**Written task:**
Exactly reproduce the lines that run from the one containing "Write a Python" through the one containing "import plotly.graph_objects as go", ends included, with no pictures.

Source code of charts
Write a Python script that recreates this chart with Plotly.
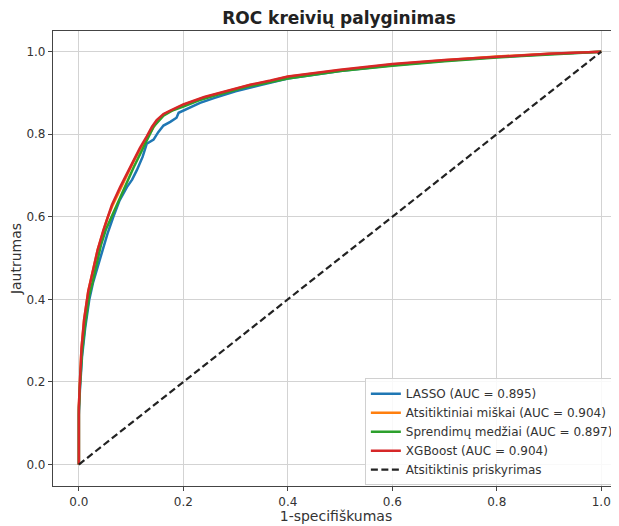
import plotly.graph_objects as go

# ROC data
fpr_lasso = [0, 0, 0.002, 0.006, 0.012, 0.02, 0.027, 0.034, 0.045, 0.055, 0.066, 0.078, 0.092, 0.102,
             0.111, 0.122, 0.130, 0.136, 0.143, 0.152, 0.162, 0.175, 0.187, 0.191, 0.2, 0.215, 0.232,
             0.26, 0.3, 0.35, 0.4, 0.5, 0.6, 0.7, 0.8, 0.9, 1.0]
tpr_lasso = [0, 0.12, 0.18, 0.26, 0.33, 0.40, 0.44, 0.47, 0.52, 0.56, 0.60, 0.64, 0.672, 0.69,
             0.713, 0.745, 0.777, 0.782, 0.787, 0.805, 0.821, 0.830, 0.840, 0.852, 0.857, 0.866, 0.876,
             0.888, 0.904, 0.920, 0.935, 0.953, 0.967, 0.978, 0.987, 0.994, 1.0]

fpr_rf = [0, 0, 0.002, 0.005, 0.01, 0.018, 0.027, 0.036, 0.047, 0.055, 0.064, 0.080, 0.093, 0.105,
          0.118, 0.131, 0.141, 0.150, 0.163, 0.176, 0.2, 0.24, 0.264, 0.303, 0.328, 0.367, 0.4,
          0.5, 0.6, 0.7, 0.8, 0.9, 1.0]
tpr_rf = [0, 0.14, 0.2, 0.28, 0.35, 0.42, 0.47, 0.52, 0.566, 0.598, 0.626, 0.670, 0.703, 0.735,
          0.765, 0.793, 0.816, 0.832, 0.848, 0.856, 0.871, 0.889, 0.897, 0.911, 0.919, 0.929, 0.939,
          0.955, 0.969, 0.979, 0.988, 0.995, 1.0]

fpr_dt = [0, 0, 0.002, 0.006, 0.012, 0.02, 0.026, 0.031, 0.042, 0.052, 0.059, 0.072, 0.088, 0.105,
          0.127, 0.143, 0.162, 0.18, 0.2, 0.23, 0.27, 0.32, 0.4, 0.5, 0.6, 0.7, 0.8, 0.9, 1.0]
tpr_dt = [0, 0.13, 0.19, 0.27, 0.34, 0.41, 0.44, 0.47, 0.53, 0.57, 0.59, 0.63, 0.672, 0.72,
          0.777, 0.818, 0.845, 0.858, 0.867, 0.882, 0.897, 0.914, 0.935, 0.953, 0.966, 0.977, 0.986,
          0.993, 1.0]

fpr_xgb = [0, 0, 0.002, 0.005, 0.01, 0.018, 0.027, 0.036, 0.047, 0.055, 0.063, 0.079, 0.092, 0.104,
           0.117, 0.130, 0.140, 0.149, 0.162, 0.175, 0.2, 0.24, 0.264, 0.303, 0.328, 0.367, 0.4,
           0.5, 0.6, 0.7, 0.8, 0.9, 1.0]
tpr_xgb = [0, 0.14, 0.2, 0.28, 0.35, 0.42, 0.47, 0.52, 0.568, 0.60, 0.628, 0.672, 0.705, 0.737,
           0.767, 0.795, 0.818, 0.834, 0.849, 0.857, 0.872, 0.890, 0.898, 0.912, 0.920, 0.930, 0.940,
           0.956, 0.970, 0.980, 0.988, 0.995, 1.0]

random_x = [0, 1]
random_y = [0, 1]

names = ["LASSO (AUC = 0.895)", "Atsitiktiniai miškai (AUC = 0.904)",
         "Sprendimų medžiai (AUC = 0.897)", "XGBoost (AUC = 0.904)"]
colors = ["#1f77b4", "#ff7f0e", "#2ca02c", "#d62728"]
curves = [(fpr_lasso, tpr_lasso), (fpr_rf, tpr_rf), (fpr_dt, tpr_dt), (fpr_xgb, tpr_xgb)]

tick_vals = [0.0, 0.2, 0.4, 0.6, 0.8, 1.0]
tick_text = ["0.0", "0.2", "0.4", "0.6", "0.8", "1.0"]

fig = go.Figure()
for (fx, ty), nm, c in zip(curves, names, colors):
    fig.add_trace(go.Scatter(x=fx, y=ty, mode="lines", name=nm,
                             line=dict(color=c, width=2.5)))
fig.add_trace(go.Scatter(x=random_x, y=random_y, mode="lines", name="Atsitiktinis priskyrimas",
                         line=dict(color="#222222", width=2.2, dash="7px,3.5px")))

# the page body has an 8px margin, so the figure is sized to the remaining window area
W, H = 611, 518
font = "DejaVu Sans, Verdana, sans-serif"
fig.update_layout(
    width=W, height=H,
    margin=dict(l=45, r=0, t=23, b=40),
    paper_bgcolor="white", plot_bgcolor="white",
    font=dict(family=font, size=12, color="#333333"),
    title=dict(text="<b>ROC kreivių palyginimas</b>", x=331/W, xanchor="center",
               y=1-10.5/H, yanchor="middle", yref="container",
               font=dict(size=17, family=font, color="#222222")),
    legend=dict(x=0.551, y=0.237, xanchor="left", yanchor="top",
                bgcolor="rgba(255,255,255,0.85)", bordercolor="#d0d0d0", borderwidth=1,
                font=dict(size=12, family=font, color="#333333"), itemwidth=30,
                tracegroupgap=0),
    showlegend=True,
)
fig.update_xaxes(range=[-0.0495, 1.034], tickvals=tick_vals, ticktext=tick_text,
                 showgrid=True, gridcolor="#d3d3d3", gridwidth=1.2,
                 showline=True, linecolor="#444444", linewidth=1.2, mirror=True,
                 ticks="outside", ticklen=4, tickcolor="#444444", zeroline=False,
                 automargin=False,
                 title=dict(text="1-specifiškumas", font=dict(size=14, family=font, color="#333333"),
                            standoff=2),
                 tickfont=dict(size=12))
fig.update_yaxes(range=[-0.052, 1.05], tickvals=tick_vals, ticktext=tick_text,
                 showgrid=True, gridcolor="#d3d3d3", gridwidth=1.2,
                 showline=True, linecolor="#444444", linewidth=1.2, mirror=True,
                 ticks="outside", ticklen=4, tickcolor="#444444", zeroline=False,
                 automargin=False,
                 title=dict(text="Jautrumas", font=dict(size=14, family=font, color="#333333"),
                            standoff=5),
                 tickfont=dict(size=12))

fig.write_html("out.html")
---
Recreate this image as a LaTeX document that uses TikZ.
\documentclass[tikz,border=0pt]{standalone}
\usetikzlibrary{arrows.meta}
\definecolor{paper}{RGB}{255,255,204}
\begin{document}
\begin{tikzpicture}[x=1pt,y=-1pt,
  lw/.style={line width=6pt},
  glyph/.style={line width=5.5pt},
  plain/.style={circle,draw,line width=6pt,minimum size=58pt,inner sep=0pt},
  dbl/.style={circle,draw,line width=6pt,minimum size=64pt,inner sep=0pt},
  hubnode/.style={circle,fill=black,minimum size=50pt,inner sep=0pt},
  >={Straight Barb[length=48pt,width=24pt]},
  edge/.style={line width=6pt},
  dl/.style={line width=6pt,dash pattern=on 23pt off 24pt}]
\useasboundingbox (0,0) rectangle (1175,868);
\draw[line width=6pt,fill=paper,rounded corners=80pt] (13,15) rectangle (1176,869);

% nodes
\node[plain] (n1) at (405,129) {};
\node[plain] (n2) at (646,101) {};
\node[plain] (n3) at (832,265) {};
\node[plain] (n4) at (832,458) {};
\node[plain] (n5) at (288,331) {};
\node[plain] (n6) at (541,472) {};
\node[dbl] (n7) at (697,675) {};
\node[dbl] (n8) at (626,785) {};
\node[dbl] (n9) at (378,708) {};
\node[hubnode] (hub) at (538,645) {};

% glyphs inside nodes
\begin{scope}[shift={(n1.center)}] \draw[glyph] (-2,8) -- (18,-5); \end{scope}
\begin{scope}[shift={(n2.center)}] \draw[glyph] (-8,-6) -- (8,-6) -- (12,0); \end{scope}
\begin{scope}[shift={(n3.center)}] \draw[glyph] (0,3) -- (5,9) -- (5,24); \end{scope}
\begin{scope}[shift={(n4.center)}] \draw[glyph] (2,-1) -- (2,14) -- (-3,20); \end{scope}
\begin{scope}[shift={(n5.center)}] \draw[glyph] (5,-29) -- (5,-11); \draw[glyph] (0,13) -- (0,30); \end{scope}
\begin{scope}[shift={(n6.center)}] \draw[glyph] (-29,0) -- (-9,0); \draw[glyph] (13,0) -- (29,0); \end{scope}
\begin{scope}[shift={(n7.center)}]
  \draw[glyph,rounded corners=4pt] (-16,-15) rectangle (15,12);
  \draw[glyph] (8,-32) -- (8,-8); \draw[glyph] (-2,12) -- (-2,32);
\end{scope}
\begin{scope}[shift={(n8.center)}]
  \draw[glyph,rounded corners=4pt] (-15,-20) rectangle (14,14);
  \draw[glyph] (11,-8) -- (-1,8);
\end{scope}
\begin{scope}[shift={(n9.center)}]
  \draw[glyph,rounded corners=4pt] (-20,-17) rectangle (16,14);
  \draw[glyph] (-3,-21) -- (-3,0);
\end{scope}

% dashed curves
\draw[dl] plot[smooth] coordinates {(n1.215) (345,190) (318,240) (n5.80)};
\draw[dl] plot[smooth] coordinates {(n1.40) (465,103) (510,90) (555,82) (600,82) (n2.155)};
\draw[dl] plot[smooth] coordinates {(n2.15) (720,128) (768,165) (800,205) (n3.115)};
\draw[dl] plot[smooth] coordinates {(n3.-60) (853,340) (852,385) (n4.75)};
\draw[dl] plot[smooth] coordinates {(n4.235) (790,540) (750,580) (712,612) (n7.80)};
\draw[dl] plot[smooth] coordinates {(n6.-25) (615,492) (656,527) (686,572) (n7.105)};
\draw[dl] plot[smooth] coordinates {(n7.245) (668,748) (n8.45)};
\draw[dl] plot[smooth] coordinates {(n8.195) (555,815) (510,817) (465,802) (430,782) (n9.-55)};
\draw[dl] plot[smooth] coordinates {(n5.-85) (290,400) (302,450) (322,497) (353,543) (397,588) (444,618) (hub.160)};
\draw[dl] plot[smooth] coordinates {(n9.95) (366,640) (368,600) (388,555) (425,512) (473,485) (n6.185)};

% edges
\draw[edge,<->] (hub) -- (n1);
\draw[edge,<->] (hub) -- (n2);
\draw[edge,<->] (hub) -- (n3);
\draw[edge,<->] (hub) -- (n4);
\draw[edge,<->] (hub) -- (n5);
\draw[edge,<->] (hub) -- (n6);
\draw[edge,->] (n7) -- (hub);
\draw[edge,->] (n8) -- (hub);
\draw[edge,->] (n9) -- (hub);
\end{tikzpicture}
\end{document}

**Task answer:**
Write a Python script that recreates this chart with Plotly.
import plotly.graph_objects as go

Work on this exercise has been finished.